To the question of complex vs non-complex, I would agree with Justin that complex support should remain in cmath.
In general, I would consider copying numpy decisions to be a red flag, as it contains a truckload of non-pythonic decisions which should not make any contact with the stdlib (not supporting __bool__ being probably the worst). If numpy’s decision has good grounds, sure, but these grounds should be considered (as they are here) rather than copying for copying’s sake.

The mathematical sign functions for real and complex numbers, by definition, do not deal with nans. A faithful implementation of these in Python, in my view, is the simple implementation for numeric values, which in addition returns null for any non-numeric values.

I shoud clarify the last point: returning null for nans, i.e. non-numeric values, makes more sense, as the sign function is not defined to deal with these. Whereas returning nan would be wrong, in my view, as that says the sign of a nan is a nan, which doesn’t make sense.

I find numpy’s choice for sign(0.0), sign(-0.0), sign(float('nan')), sign(float('-nan')) inadequate.

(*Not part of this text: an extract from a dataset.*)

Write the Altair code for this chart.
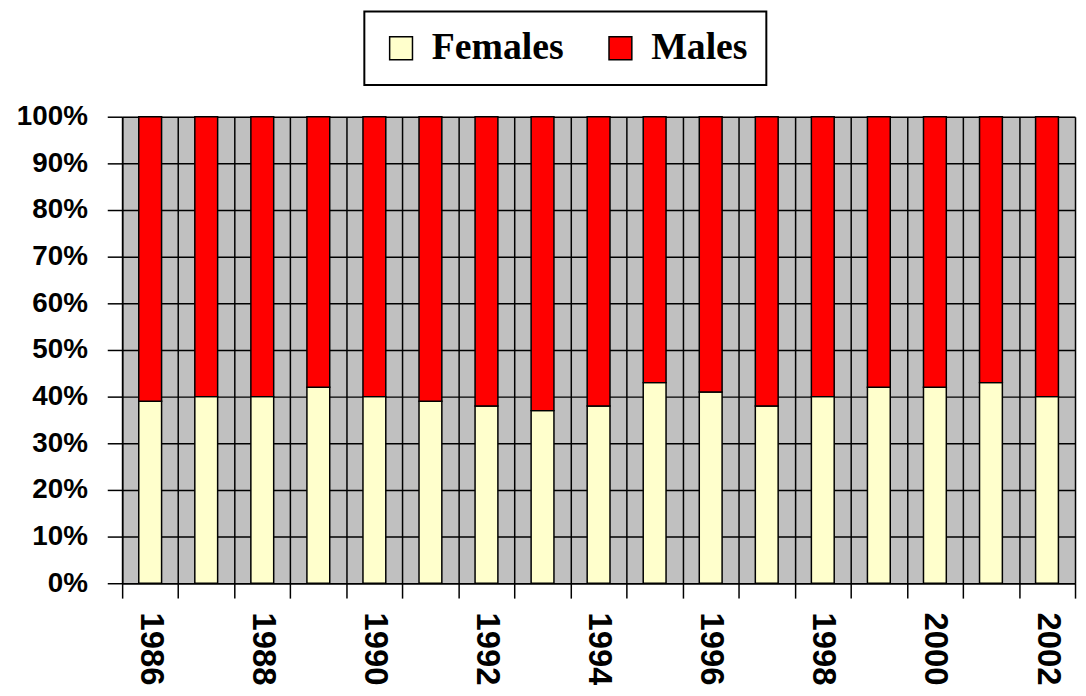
import altair as alt
import pandas as pd

years = ["1986", "1987", "1988", "1989", "1990", "1991", "1992", "1993", "1994",
         "1995", "1996", "1997", "1998", "1999", "2000", "2001", "2002"]
females = [39, 40, 40, 42, 40, 39, 38, 37, 38, 43, 41, 38, 40, 42, 42, 43, 40]
males = [61, 60, 60, 58, 60, 61, 62, 63, 62, 57, 59, 62, 60, 58, 58, 57, 60]
series = ["Females", "Males"]
colors = ["#FFFFCC", "#FF0000"]
y_ticks = [0, 0.1, 0.2, 0.3, 0.4, 0.5, 0.6, 0.7, 0.8, 0.9, 1.0]

rows = []
for i, yr in enumerate(years):
    rows.append({"year": yr, "sex": "Females", "value": females[i], "ord": 0})
    rows.append({"year": yr, "sex": "Males", "value": males[i], "ord": 1})
df = pd.DataFrame(rows)

chart = alt.Chart(df).mark_bar(size=23, stroke="black", strokeWidth=1.5).encode(
    x=alt.X(
        "year:O", sort=years,
        scale=alt.Scale(paddingInner=0, paddingOuter=0),
        axis=alt.Axis(
            title=None, tickBand="extent", grid=True, gridColor="black", gridWidth=1.5,
            tickSize=15, tickColor="black", tickWidth=1.5,
            domainColor="black", domainWidth=1.5,
            labelAngle=90, labelAlign="left", labelBaseline="middle",
            labelFont="Liberation Sans", labelFontWeight="bold", labelFontSize=33,
            labelColor="black", labelPadding=14, labelOverlap=False,
            labelExpr="toNumber(datum.value) % 2 == 0 ? datum.label : ''",
        ),
    ),
    y=alt.Y(
        "value:Q", stack="normalize",
        scale=alt.Scale(domain=[0, 1]),
        axis=alt.Axis(
            title=None, values=y_ticks, format=".0%", grid=True,
            gridColor="black", gridWidth=1.5,
            tickSize=15, tickColor="black", tickWidth=1.5,
            domainColor="black", domainWidth=1.5,
            labelFont="Liberation Sans", labelFontWeight="bold", labelFontSize=28,
            labelColor="black", labelPadding=20, labelOverlap=False,
        ),
    ),
    color=alt.Color(
        "sex:N",
        scale=alt.Scale(domain=series, range=colors),
        legend=alt.Legend(
            title=None, orient="none", legendX=244, legendY=-106,
            direction="horizontal", strokeColor="black",
            fillColor="white", padding=18,
            symbolType="square", symbolSize=529, symbolStrokeColor="black",
            symbolStrokeWidth=1.5, symbolOpacity=1,
            labelFont="Liberation Serif", labelFontWeight="bold", labelFontSize=38,
            labelColor="black", labelOffset=12, columnPadding=38,
        ),
    ),
    order=alt.Order("ord:Q"),
).properties(
    width=960, height=470,
    autosize=alt.AutoSizeParams(type="none"),
    padding={"left": 115, "top": 107, "right": 3, "bottom": 100},
).configure_view(
    fill="#C0C0C0", stroke="transparent", strokeWidth=0
).configure_legend(
    strokeWidth=2
)

chart.save("out.html", embed_options={"renderer": "svg", "actions": False})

It shouldn’t be imitated. It removes information. Discarding information is easy to do, if that is what is needed. There is no need for these utility functions to be making those choices for the users. That choice of sign(0.0) being 0.0 is Calculus inspired, Fourier analysis at best, but floats are not real numbers.

If it were up to me, I would also like a function to access NaN’s payload.

I just don’t think this is an option. From the very top of the math module documentation:

These functions cannot be used with complex numbers; use the functions of the same name from the cmath module if you require support for complex numbers. The distinction between functions which support complex numbers and those which don’t is made since most users do not want to learn quite as much mathematics as required to understand complex numbers. Receiving an exception instead of a complex result allows earlier detection of the unexpected complex number used as a parameter, so that the programmer can determine how and why it was generated in the first place.

If we want sgn(z) = z/|z| that needs to happen in cmath.